YOUR GOAL: Go through the material below and report how many lines contain "this". Give only the number.

Charts and diagrams as code:
»»

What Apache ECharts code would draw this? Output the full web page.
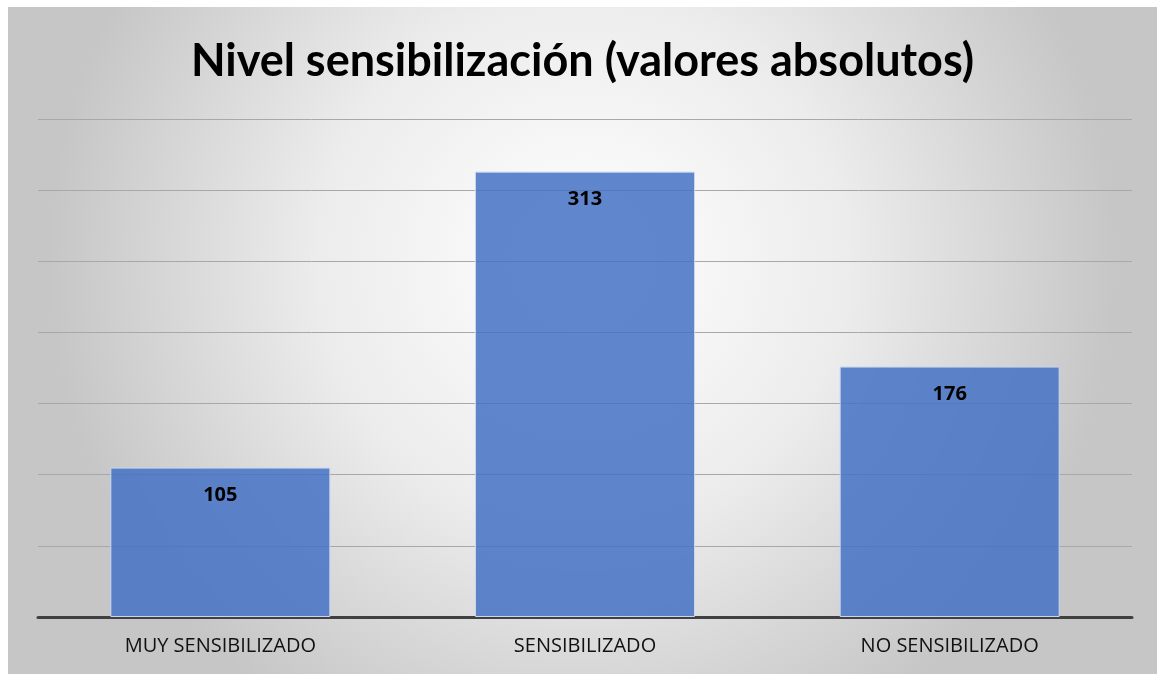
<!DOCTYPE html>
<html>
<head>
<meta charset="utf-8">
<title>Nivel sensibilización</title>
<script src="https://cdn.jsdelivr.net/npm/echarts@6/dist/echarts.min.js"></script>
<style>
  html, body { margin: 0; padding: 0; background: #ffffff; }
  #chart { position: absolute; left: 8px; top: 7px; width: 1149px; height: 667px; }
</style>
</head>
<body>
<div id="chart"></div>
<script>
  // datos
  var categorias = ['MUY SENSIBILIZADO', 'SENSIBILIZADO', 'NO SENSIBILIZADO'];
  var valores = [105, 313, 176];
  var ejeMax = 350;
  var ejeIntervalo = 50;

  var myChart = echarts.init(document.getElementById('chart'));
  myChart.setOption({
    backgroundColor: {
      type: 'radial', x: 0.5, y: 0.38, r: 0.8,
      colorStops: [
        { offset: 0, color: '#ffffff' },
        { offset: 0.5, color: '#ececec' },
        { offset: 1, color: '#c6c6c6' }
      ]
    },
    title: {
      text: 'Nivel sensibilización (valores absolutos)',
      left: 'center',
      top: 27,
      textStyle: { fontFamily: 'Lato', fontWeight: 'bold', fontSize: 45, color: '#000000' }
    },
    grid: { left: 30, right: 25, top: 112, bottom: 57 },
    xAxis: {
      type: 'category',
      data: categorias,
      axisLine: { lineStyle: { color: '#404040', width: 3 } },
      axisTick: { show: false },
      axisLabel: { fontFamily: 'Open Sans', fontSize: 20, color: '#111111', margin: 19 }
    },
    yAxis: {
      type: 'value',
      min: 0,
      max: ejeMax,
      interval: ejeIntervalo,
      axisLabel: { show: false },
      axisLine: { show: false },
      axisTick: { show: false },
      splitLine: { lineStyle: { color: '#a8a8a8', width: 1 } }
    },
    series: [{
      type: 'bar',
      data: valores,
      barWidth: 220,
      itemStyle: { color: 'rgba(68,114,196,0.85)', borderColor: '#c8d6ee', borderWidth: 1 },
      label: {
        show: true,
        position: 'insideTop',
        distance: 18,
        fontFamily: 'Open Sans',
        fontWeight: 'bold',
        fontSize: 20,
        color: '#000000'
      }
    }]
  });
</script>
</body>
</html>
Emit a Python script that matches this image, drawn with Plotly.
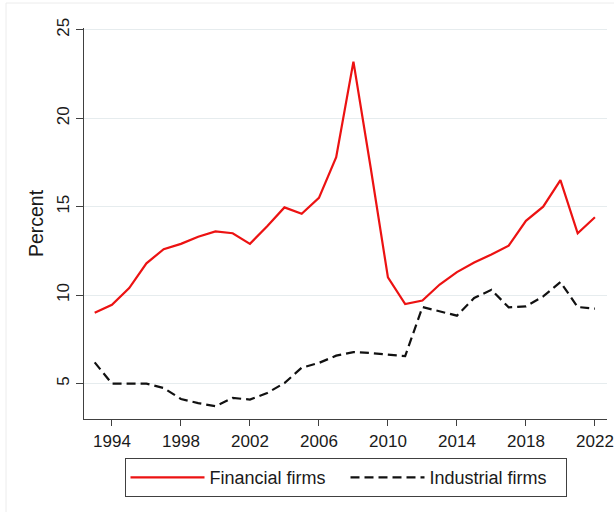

««

RESPONSE TO THE EXERCISE: 2